[Figure scripts]
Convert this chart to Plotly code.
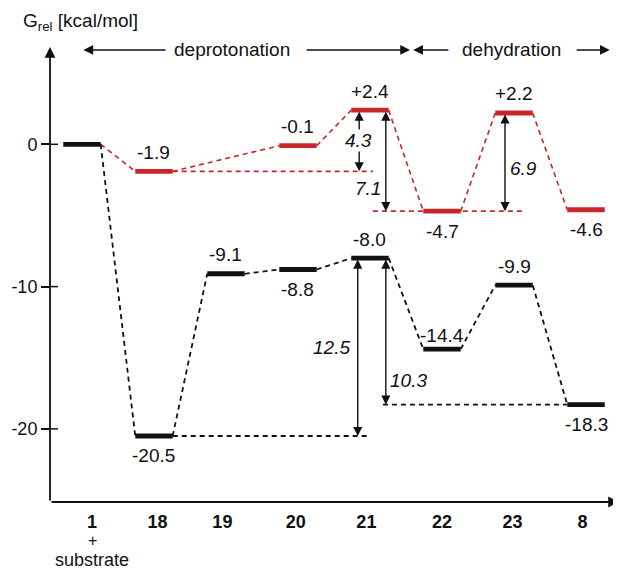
import plotly.graph_objects as go

# ---------------- data ----------------
categories = ["1", "18", "19", "20", "21", "22", "23", "8"]
black_G = [0.0, -20.5, -9.1, -8.8, -8.0, -14.4, -9.9, -18.3]
red_G = [0.0, -1.9, None, -0.1, 2.4, -4.7, 2.2, -4.6]
black_text = ["", "-20.5", "-9.1", "-8.8", "-8.0", "-14.4", "-9.9", "-18.3"]
red_text = ["", "-1.9", "", "-0.1", "+2.4", "-4.7", "+2.2", "-4.6"]
y_ticks = [0, -10, -20]
y_tick_text = ["0", "-10", "-20"]
barrier_text = ["4.3", "7.1", "6.9", "12.5", "10.3"]
section_text = ["deprotonation", "dehydration"]
first_sub = ["+", "substrate"]

# ---------------- style ----------------
BLACK = "#111111"
RED = "#c8262b"
FONT = "Liberation Sans, Arial, Helvetica, sans-serif"
FS = 19
HW = 0.26  # half width of a level bar (category units)
DASH = "5px,4px"
PW, PH = 562, 462  # plot area size in px

black_label_side = [0, -1, 1, -1, 1, 1, 1, -1]
red_label_side = [0, 1, 0, 1, 1, -1, 1, -1]
tick_offsets = [0.14, 0.05, -0.05, -0.03, -0.05, 0, -0.02, -0.05]


def level_xy(vals, skip_first=False):
    xs, ys = [], []
    for i, v in enumerate(vals):
        if v is None or (skip_first and i == 0):
            continue
        xs += [i - HW, i + HW, None]
        ys += [v, v, None]
    return xs, ys


def connector_xy(vals):
    pts = [(i, v) for i, v in enumerate(vals) if v is not None]
    xs, ys = [], []
    for (i, v), (j, w) in zip(pts[:-1], pts[1:]):
        xs += [i + HW, j - HW, None]
        ys += [v, w, None]
    return xs, ys


fig = go.Figure()

# connectors
for vals, col, w in [(red_G, RED, 1.6), (black_G, BLACK, 1.8)]:
    cx, cy = connector_xy(vals)
    fig.add_trace(go.Scatter(x=cx, y=cy, mode="lines",
                             line=dict(color=col, width=w, dash=DASH),
                             hoverinfo="skip"))

# reference (extension) dashed lines
ext = [
    (RED, 1.6, 1 + HW, 4.04, red_G[1]),
    (RED, 1.6, 4.04, 6.11, red_G[5]),
    (BLACK, 1.8, 1 + HW, 3.97, black_G[1]),
    (BLACK, 1.8, 4.18, 7 - HW, black_G[7]),
]
for col, w, x0, x1, v in ext:
    fig.add_trace(go.Scatter(x=[x0, x1], y=[v, v], mode="lines",
                             line=dict(color=col, width=w, dash=DASH),
                             hoverinfo="skip"))

# levels
for vals, col, skip in [(red_G, RED, True), (black_G, BLACK, False)]:
    lx, ly = level_xy(vals, skip)
    fig.add_trace(go.Scatter(x=lx, y=ly, mode="lines",
                             line=dict(color=col, width=4.8),
                             hoverinfo="skip"))

annotations = []

# level labels
for vals, texts, sides in [(black_G, black_text, black_label_side),
                           (red_G, red_text, red_label_side)]:
    for i, (v, t, s) in enumerate(zip(vals, texts, sides)):
        if not t or v is None:
            continue
        shift = 19 if s > 0 else -20
        if t == "-14.4":
            shift = 14
        annotations.append(dict(x=i, y=v, xref="x", yref="y", text=t,
                                showarrow=False, yshift=shift,
                                font=dict(size=FS, color=BLACK)))


def darrow(x, y_top, y_bot):
    return dict(x=x, y=y_bot, ax=x, ay=y_top, xref="x", yref="y",
                axref="x", ayref="y", text="", showarrow=True,
                arrowhead=2, startarrowhead=2, arrowside="end+start",
                arrowsize=1.3, startarrowsize=1.3, arrowwidth=1.4,
                arrowcolor=BLACK, standoff=0, startstandoff=0)


# barrier arrows: (x, top value, bottom value, label x, label y)
barriers = [
    (3.85, red_G[4], red_G[1], 3.84, (red_G[4] + red_G[1]) / 2),
    (4.22, red_G[4], red_G[5], 3.97, -3.1),
    (5.875, red_G[6], red_G[5], 6.13, -1.7),
    (3.83, black_G[4], black_G[1], 3.46, (black_G[4] + black_G[1]) / 2),
    (4.22, black_G[4], black_G[7], 4.53, -16.6),
]
for (x, yt, yb, lx, ly), t in zip(barriers, barrier_text):
    annotations.append(darrow(x, yt, yb))
    lab = dict(x=lx, y=ly, xref="x", yref="y",
               text=f"<i>{t}</i>", showarrow=False,
               font=dict(size=FS, color=BLACK))
    if t == "4.3":
        lab.update(bgcolor="white", borderpad=0)
    annotations.append(lab)

# section arrows
Y_SEC = 6.63


def sarrow(x_tail, x_head):
    return dict(x=x_head, y=Y_SEC, ax=x_tail, ay=Y_SEC, xref="x", yref="y",
                axref="x", ayref="y", text="", showarrow=True,
                arrowhead=2, arrowsize=1.3, arrowwidth=1.5,
                arrowcolor=BLACK, standoff=0, startstandoff=0)


annotations += [sarrow(1.18, 0.02), sarrow(3.10, 4.556),
                sarrow(5.11, 4.60), sarrow(6.85, 7.33)]
annotations.append(dict(x=2.09, y=Y_SEC, xref="x", yref="y",
                        text=section_text[0], showarrow=False,
                        font=dict(size=FS, color=BLACK)))
annotations.append(dict(x=5.965, y=Y_SEC, xref="x", yref="y",
                        text=section_text[1], showarrow=False,
                        font=dict(size=FS, color=BLACK)))

# axes with arrowheads
Y_TIP = (502 - 47) / PH
annotations.append(dict(x=0, y=Y_TIP, xref="paper", yref="paper", ax=0,
                        ay=Y_TIP * PH, text="", showarrow=True, arrowhead=2,
                        arrowsize=1.2, arrowwidth=1.8, arrowcolor=BLACK,
                        standoff=0, startstandoff=0))
X_TIP = (619 - 50) / PW
annotations.append(dict(x=X_TIP, y=0, xref="paper", yref="paper",
                        ax=-X_TIP * PW, ay=0, text="", showarrow=True,
                        arrowhead=2, arrowsize=1.2, arrowwidth=1.8,
                        arrowcolor=BLACK, standoff=0, startstandoff=0))

# axis title
annotations.append(dict(x=-29 / PW, y=(502 - 22) / PH, xref="paper",
                        yref="paper", xanchor="left", yanchor="middle",
                        text="G<sub>rel</sub> [kcal/mol]", showarrow=False,
                        font=dict(size=19, color=BLACK)))

# "+ substrate" under category 1
annotations.append(dict(x=tick_offsets[0], y=(502 - 540) / PH, xref="x",
                        yref="paper", yanchor="middle",
                        text=first_sub[0], showarrow=False,
                        font=dict(size=16, color=BLACK)))
annotations.append(dict(x=tick_offsets[0], y=(502 - 560) / PH, xref="x",
                        yref="paper", yanchor="middle",
                        text=first_sub[1], showarrow=False,
                        font=dict(size=18, color=BLACK)))

shapes = [dict(type="line", xref="paper", yref="y", x0=0, x1=8 / PW,
               y0=v, y1=v, line=dict(color=BLACK, width=1.5))
          for v in y_ticks]

# the page body has an 8px margin: compensate so the plot area lands
# at x 50..612, y 40..502 of the 621x571 window
fig.update_layout(
    width=613, height=563,
    margin=dict(l=42, r=9, t=32, b=69, autoexpand=False),
    plot_bgcolor="white", paper_bgcolor="white",
    showlegend=False,
    font=dict(family=FONT, size=FS, color=BLACK),
    annotations=annotations,
    shapes=shapes,
)
fig.update_xaxes(range=[-0.444, 7.361], showgrid=False, zeroline=False,
                 showline=False,
                 tickvals=[i + o for i, o in enumerate(tick_offsets)],
                 ticktext=[f"<b>{c}</b>" for c in categories], ticks="",
                 automargin=False,
                 ticklabelstandoff=7, tickfont=dict(size=18, color=BLACK))
fig.update_yaxes(range=[-25.14, 7.33], showgrid=False, zeroline=False,
                 showline=False, tickvals=y_ticks, ticktext=y_tick_text,
                 ticks="outside", ticklen=8, tickwidth=1.5, tickcolor=BLACK,
                 automargin=False,
                 tickfont=dict(size=18, color=BLACK))

fig.write_html("out.html")
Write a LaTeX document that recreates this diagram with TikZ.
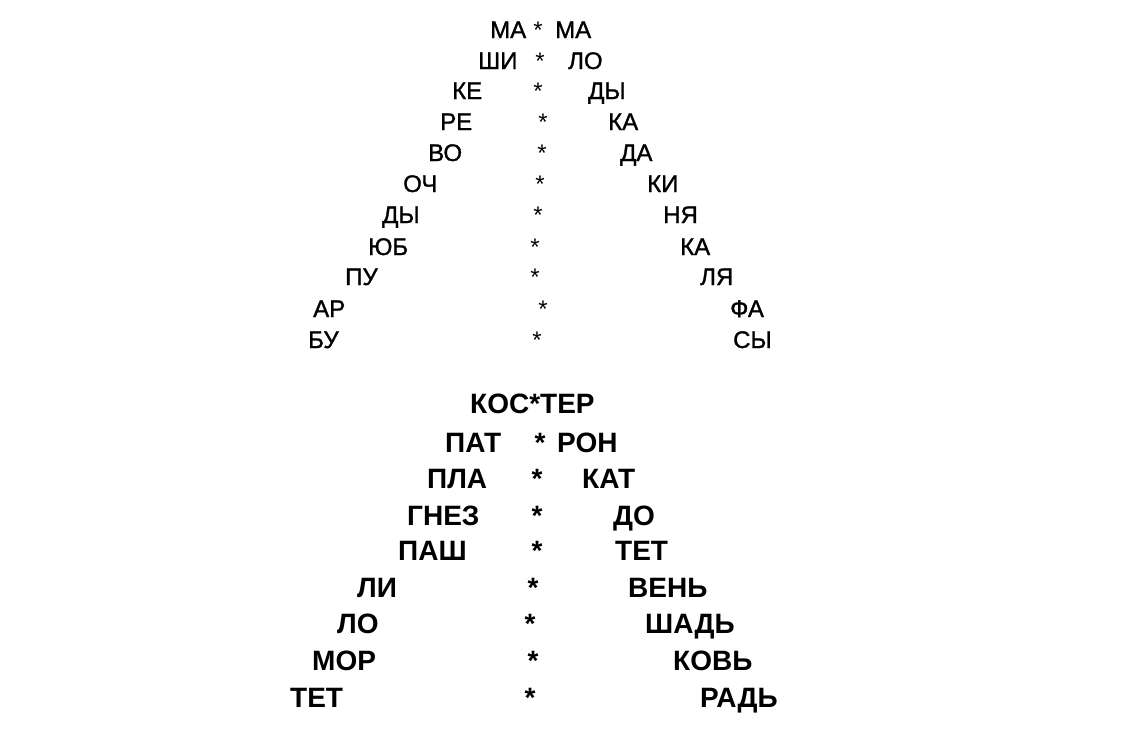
\documentclass[tikz,border=0pt]{standalone}
\usepackage{fontspec}
\setmainfont{Liberation Sans}
\newfontfamily\topfont{Liberation Sans}[FakeBold=1.2]
\begin{document}
\begin{tikzpicture}[x=1pt,y=-1pt,
  toptext/.style={inner sep=0pt,font=\topfont\fontsize{24}{24}\selectfont},
  topstar/.style={inner sep=0pt,font=\fontsize{24}{24}\selectfont},
  bottext/.style={inner sep=0pt,font=\fontsize{28}{28}\selectfont\bfseries},
  leftw/.style={anchor=base west},
  star/.style={anchor=base}]
\fill[white] (0,0) rectangle (1131,755);
\useasboundingbox (0,0) rectangle (1131,755);
\foreach \i/\l/\lx/\sx/\r/\rx/\b in {
  1/МА/490/538/МА/555/38,
  2/ШИ/478/540/ЛО/568/69,
  3/КЕ/452/538/ДЫ/588/99,
  4/РЕ/440/543/КА/608/130,
  5/ВО/428/542/ДА/620/161,
  6/ОЧ/403/540/КИ/647/192,
  7/ДЫ/382/538/НЯ/663/223,
  8/ЮБ/368/535/КА/680/255,
  9/ПУ/345/535/ЛЯ/700/285,
  10/АР/313/543/ФА/730/317,
  11/БУ/308/537/СЫ/733/348}{
  \node[toptext,leftw] (tl\i) at (\lx,\b) {\l};
  \node[topstar,star] (ts\i) at (\sx,\b) {*};
  \node[toptext,leftw] (tr\i) at (\rx,\b) {\r};
}
\node[bottext,leftw] (b1) at (470,413) {КОС*ТЕР};
\foreach \i/\l/\lx/\sx/\r/\rx/\b in {
  2/ПАТ/445/540/РОН/557/452,
  3/ПЛА/427/537/КАТ/582/488,
  4/ГНЕЗ/407/537/ДО/613/525,
  5/ПАШ/398/537/ТЕТ/615/560,
  6/ЛИ/357/533/ВЕНЬ/628/597,
  7/ЛО/337/530/ШАДЬ/645/633,
  8/МОР/312/533/КОВЬ/673/670,
  9/ТЕТ/290/530/РАДЬ/700/707}{
  \node[bottext,leftw] (bl\i) at (\lx,\b) {\l};
  \node[bottext,star] (bs\i) at (\sx,\b) {*};
  \node[bottext,leftw] (br\i) at (\rx,\b) {\r};
}
\end{tikzpicture}
\end{document}
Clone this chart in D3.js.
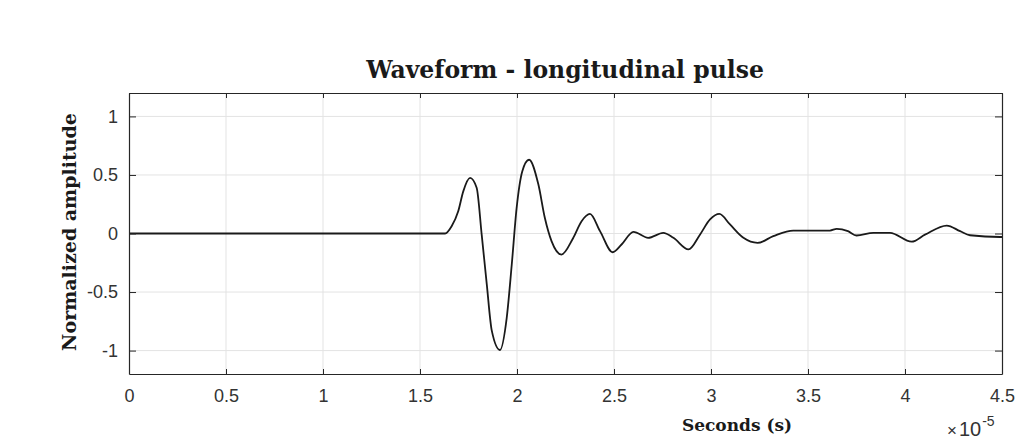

• _DIRECTIVE_
Please repeat exactly the data above from its first line to the line that contains "0, -0.02, -0.05]", inclusive, and leave every picture out.

• _PROBLEM SOLUTION_
Convert this chart to Plotly code.
import plotly.graph_objects as go

# ---------------- data ----------------
categories = ["1", "18", "19", "20", "21", "22", "23", "8"]
black_G = [0.0, -20.5, -9.1, -8.8, -8.0, -14.4, -9.9, -18.3]
red_G = [0.0, -1.9, None, -0.1, 2.4, -4.7, 2.2, -4.6]
black_text = ["", "-20.5", "-9.1", "-8.8", "-8.0", "-14.4", "-9.9", "-18.3"]
red_text = ["", "-1.9", "", "-0.1", "+2.4", "-4.7", "+2.2", "-4.6"]
y_ticks = [0, -10, -20]
y_tick_text = ["0", "-10", "-20"]
barrier_text = ["4.3", "7.1", "6.9", "12.5", "10.3"]
section_text = ["deprotonation", "dehydration"]
first_sub = ["+", "substrate"]

# ---------------- style ----------------
BLACK = "#111111"
RED = "#c8262b"
FONT = "Liberation Sans, Arial, Helvetica, sans-serif"
FS = 19
HW = 0.26  # half width of a level bar (category units)
DASH = "5px,4px"
PW, PH = 562, 462  # plot area size in px

black_label_side = [0, -1, 1, -1, 1, 1, 1, -1]
red_label_side = [0, 1, 0, 1, 1, -1, 1, -1]
tick_offsets = [0.14, 0.05, -0.05, -0.03, -0.05, 0, -0.02, -0.05]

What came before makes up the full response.